Вернувшись в Петербург, я засел в Публичной библиотеке – разобраться, что же такое аутизм. То есть как бы переложить хотя бы часть своей тяжести на ученых мужей, кои познали в этом недуге толк.

Сейчас я пишу о тех изысканиях – точнее, о том кромешно-черном отрезке времени – достаточно ровно, даже хладнокровно, поскольку моей задачей не является показ отчаяния. Я просто пишу о своем честном стремлении хоть что-то понять. Отлично зная, сколь смехотворны эти клоунские попытки. Все равно в финале этого аттракциона тебе на голову будет неизбежно вылито ведро с какой-нибудь серо-буро-малиновой краской, если не сказать хуже (имея в виду содержимое ведра).

Но я, по крайней мере, заслужил, чтобы на моем могильном камешке – коль скоро бездыханная моя оболочка попадет в поле зрения земных социальных служб (в чем я совсем не уверен) – стояла исчерпывающая надпись: ОН СТАРАЛСЯ.

Так что когда я занимался исследованиями аутизма в Публичной библиотеке, с отчаянием у меня было все в порядке. Я не ученый в пенсне, отрешенно созерцающий корчи амебы в лужице слабоконцентрированной кислоты.
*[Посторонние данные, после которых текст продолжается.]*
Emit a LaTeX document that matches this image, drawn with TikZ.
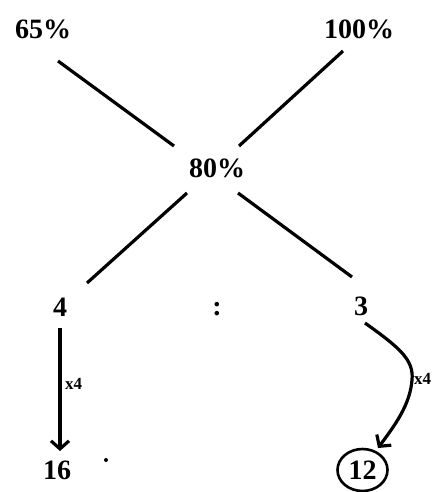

Я сам себе амеба. Ну, разве что амеба не трусливая, а прущая в кислоту взволнованно и добровольно, безо всякого на то указания со стороны ученых мужей. Амеба, сама же и пытающаяся делать выводы. Короче, отчаяние мое было такого свойства, после которого, строго говоря, уже не живут – по крайней мере, в общепринятом смысле.